Beyond Spreadsheets: 5 Signs You've Outgrown Excel
For most solopreneurs, a spreadsheet is the first tool for managing clients. It’s simple and it works—until it doesn't. As your business grows, that organised list can quickly become a chaotic, time-consuming burden that causes you to miss follow-ups and lose track of valuable data. If you’re spending more time managing your spreadsheet than your clients, it's a clear sign your business is ready for a real system.

For many solopreneurs, the humble spreadsheet is the first real "system" they build. It’s familiar, it’s free (or already paid for), and for a while, it works. You create columns for names, contact info, and maybe the status of a project. It feels organised. It feels professional.
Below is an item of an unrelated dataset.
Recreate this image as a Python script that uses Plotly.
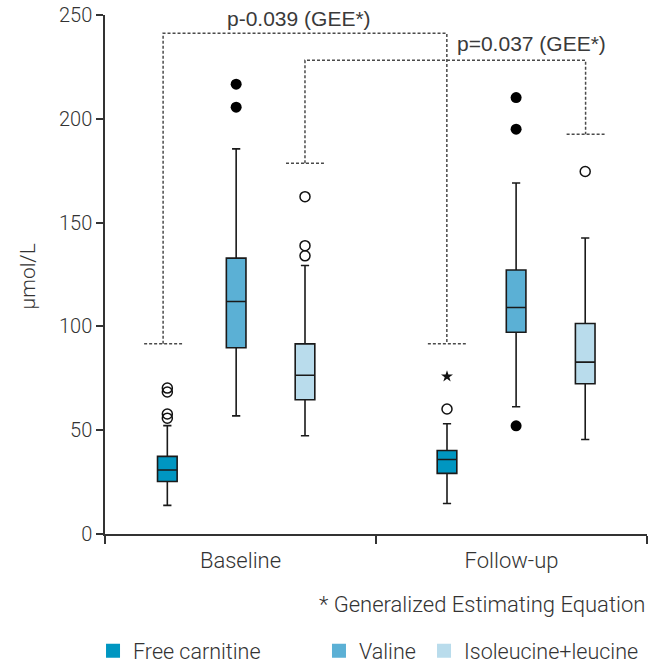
import plotly.graph_objects as go

# ---------------- data ----------------
groups = ["Baseline", "Follow-up"]
group_pos = [0, 1]
series = ["Free carnitine", "Valine", "Isoleucine+leucine"]
# box positions (data units on x axis), per series: [Baseline, Follow-up]
box_x = {
    "Free carnitine": [-0.270, 0.762],
    "Valine": [-0.016, 1.017],
    "Isoleucine+leucine": [0.238, 1.272],
}
lowerfence = {"Free carnitine": [13.8, 14.7], "Valine": [56.9, 61.3], "Isoleucine+leucine": [47.3, 45.5]}
q1 = {"Free carnitine": [25.3, 29.2], "Valine": [89.7, 97.2], "Isoleucine+leucine": [64.7, 72.4]}
median = {"Free carnitine": [30.8, 35.9], "Valine": [112.0, 109.1], "Isoleucine+leucine": [76.5, 82.8]}
q3 = {"Free carnitine": [37.4, 40.2], "Valine": [132.9, 127.2], "Isoleucine+leucine": [91.6, 101.4]}
upperfence = {"Free carnitine": [52.2, 53.1], "Valine": [185.5, 169.1], "Isoleucine+leucine": [129.3, 142.6]}

# outliers
open_out_x = [-0.270, -0.270, -0.270, -0.270, 0.238, 0.238, 0.238, 0.762, 1.272]
open_out_y = [70.3, 68.4, 57.8, 55.8, 162.5, 138.9, 134.0, 60.2, 174.6]
filled_out_x = [-0.016, -0.016, 1.017, 1.017, 1.017]
filled_out_y = [216.7, 205.6, 210.2, 195.0, 52.1]
star_out_x = [0.762]
star_out_y = [75.9]

# significance brackets: left leg x, right leg x, top y, left bottom y, right bottom y
brackets = [
    {"x0": -0.2856, "x1": 0.7614, "top": 241.2, "y0": 91.6, "y1": 91.6, "label": "p-0.039 (GEE*)",
     "lx": 0.217, "ly": 248.4},
    {"x0": 0.2379, "x1": 1.2734, "top": 228.2, "y0": 178.6, "y1": 192.6, "label": "p=0.037 (GEE*)",
     "lx": 1.0728, "ly": 236.4},
]
y_ticks = [0, 50, 100, 150, 200, 250]
footnote = "* Generalized Estimating Equation"
y_title = "μmol/L"

colors = {"Free carnitine": "#0096c1", "Valine": "#5bb0d5", "Isoleucine+leucine": "#b9dcec"}

FONT = "Roboto"
TXT = "#333333"
W = 300  # light weight where available

fig = go.Figure()

for s in series:
    fig.add_trace(go.Box(
        x=box_x[s], q1=q1[s], median=median[s], q3=q3[s],
        lowerfence=lowerfence[s], upperfence=upperfence[s],
        width=0.0724, whiskerwidth=0.42,
        fillcolor=colors[s], line=dict(color="#1a1a1a", width=1.6),
        boxpoints=False, showlegend=False, hoverinfo="skip",
    ))

fig.add_trace(go.Scatter(x=open_out_x, y=open_out_y, mode="markers", showlegend=False,
                         marker=dict(symbol="circle-open", size=10, color="#111111",
                                     line=dict(width=1.5, color="#111111"))))
fig.add_trace(go.Scatter(x=filled_out_x, y=filled_out_y, mode="markers", showlegend=False,
                         marker=dict(symbol="circle", size=11, color="#000000")))
fig.add_trace(go.Scatter(x=star_out_x, y=star_out_y, mode="markers", showlegend=False,
                         marker=dict(symbol="star", size=9, color="#111111")))

# brackets
seg_half = 0.07
for b in brackets:
    bx = [b["x0"] - seg_half, b["x0"] + seg_half, None,
          b["x0"], b["x0"], b["x1"], b["x1"], None,
          b["x1"] - seg_half, b["x1"] + seg_half]
    by = [b["y0"], b["y0"], None,
          b["y0"], b["top"], b["top"], b["y1"], None,
          b["y1"], b["y1"]]
    fig.add_trace(go.Scatter(x=bx, y=by, mode="lines", showlegend=False, hoverinfo="skip",
                             line=dict(color="#4a4a4a", width=1.5, dash="3px,2px")))
    fig.add_annotation(x=b["lx"], y=b["ly"], xref="x", yref="y", text=b["label"], showarrow=False,
                       xanchor="center", yanchor="middle",
                       font=dict(family="Liberation Sans", size=21, color="#3a3a3a"))

# legends (one per item for exact placement)
legend_names = ["legend", "legend2", "legend3"]
legend_x = [-0.0221, 0.3948, 0.5886]
for s, ln in zip(series, legend_names):
    fig.add_trace(go.Scatter(x=[None], y=[None], mode="markers", name=s, legend=ln,
                             marker=dict(symbol="square", size=14, color=colors[s])))

leg_common = dict(orientation="h", yanchor="middle", y=-0.2250, xanchor="left",
                  font=dict(family=FONT, size=21.5, color=TXT, weight=W), bgcolor="rgba(0,0,0,0)",
                  borderwidth=0, tracegroupgap=0, itemclick=False)
fig.update_layout(
    legend=dict(x=legend_x[0], **leg_common),
    legend2=dict(x=legend_x[1], **leg_common),
    legend3=dict(x=legend_x[2], **leg_common),
)

fig.add_annotation(x=1.0, y=-0.136, xref="paper", yref="paper", text=footnote, showarrow=False,
                   xanchor="right", yanchor="middle",
                   font=dict(family=FONT, size=22, color=TXT, weight=W))
fig.add_annotation(x=-0.1428, y=0.4955, xref="paper", yref="paper", text=y_title, showarrow=False,
                   textangle=-90, xanchor="center", yanchor="middle",
                   font=dict(family=FONT, size=21, color=TXT, weight=W))

fig.update_layout(
    width=663, height=663,
    margin=dict(l=105, r=16, t=15, b=128.7, autoexpand=False),
    paper_bgcolor="white", plot_bgcolor="white",
    font=dict(family=FONT, size=20, color=TXT),
    xaxis=dict(range=[-0.5, 1.5], tickvals=group_pos, ticktext=groups, automargin=False,
               ticks="outside", ticklen=6, tickcolor="rgba(0,0,0,0)",
               showline=True, linecolor="#333333", linewidth=1.5,
               showgrid=False, zeroline=False, ticklabeloverflow="allow",
               minor=dict(tickvals=[-0.5, 0.5, 1.5], ticks="outside", ticklen=8,
                          tickcolor="#333333", tickwidth=1.5, showgrid=False),
               tickfont=dict(family=FONT, size=22, color=TXT, weight=W)),
    yaxis=dict(range=[0, 250], tickvals=y_ticks, ticks="outside", ticklen=7, automargin=False,
               tickcolor="#333333", tickwidth=1.5, ticklabeloverflow="allow",
               showline=True, linecolor="#333333", linewidth=1.5,
               showgrid=False, zeroline=False,
               tickfont=dict(family=FONT, size=20, color=TXT, weight=W)),
)

# remove the browser's default 8px page margin so the figure sits at the window's corner
fig.write_html("out.html", config={"displayModeBar": False},
               post_script="document.body.style.margin='0';")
But as your business grows, that once-perfect spreadsheet starts to show its cracks. What began as a simple list becomes a sprawling, colour-coded monster that’s difficult to navigate and even harder to maintain. You spend more time managing the spreadsheet than you do managing your clients.
If this sounds familiar, you're not alone. The spreadsheet is a fantastic tool, but it was never designed to manage dynamic client relationships. Recognising its limitations is the first step toward building a more scalable, efficient, and profitable business. Here are five clear signs you've outgrown your spreadsheet and are ready for something better.
1. You're Drowning in "Version Creep"
You have Clients_2024_Final.xlsx
, Clients_2024_Updated_Oct.xlsx
, and Clients_2024_FINAL_v2_(use this one).xlsx
saved on your desktop. Because spreadsheets aren't collaborative by nature, you end up with multiple versions and no single source of truth.
You can't quickly access client history from your phone before a meeting. You waste precious time searching through different files to piece together a client's story—a note from your initial call, the proposal you sent, the feedback on the last project. When your client data is scattered, so is your focus. This leads to unprofessional moments where you have to ask clients for information they've already given you, damaging their confidence in your abilities.
2. Your Follow-Up is Falling Through the Cracks
You promised to follow up with a promising lead in two weeks. You scribbled a note on a planner, set a mental reminder, or maybe even highlighted a row in your spreadsheet. But then you got busy with client work, and the reminder got lost in the shuffle. By the time you remember, the lead has gone cold.
Spreadsheets are passive. They store information, but they don't prompt you to act on it. A successful solopreneur lives and dies by their follow-up game, both for new leads and existing clients. If potential business is slipping away simply because you forgot to send an email, your system is failing you.
3. You Have No Real Insight into Your Business
Your spreadsheet can tell you who your clients are, but can it tell you how healthy your business is? Can you look at it and instantly know:
How many leads are in your pipeline right now?
What is your average project value?
What percentage of your proposals turn into paying clients?
Which marketing channel brings you the best leads?
Answering these questions with a spreadsheet requires painstaking manual calculations, formulas that can easily break, and a lot of guesswork. You're flying blind, making critical business decisions based on gut feelings rather than concrete data. To grow strategically, you need to understand your numbers, and a spreadsheet makes that incredibly difficult.
4. Everything is a Manual, Repetitive Task
Think about all the steps involved in onboarding a new client: you create a new row, manually type in all their information, set up a new folder in your cloud storage, create a project brief, and send a welcome email. Each step is a small, manual task that takes time and mental energy.
Now multiply that by every client and every lead you manage. This repetitive data entry is not just tedious; it's a bottleneck that prevents you from focusing on high-value activities like marketing your business or delivering exceptional work. Your time is your most valuable asset, and if you're spending hours a week on administrative tasks that could be automated, you're leaving money on the table.
5. Your "System" Doesn't Scale with Your Ambition
For now, you might be managing five, ten, or even twenty clients in your spreadsheet. But what happens when that number doubles? What happens when you want to launch a new service, hire a subcontractor, or simply take a two-week holiday without your business grinding to a halt?
A spreadsheet-based system is inherently fragile. It relies entirely on you to maintain it, update it, and remember everything. It's a system built for today, not for the business you want to have tomorrow. If your ambitions for your business are bigger than what your current spreadsheet can handle, it's time for a change.
The Solution: Moving from a List to a Living System
These challenges don't mean you're bad at business; they mean you're succeeding beyond the limits of your initial tools. The solution is to upgrade from a static list to a dynamic system designed specifically for client management: a Customer Relationship Management (CRM) tool.
A modern CRM, especially one built for solopreneurs, solves every one of these problems:
It provides a single source of truth, accessible from anywhere.
It automates reminders and follow-ups so nothing gets missed.
It offers instant insights and reports on your business health.
It automates repetitive tasks, freeing up your time for what matters.
It scales effortlessly as your business grows.
Letting go of your trusty spreadsheet can feel daunting, but it’s a necessary step in the evolution of your business. It's about trading a tool that merely stores information for one that helps you build relationships, streamline your workflow, and grow your business with confidence.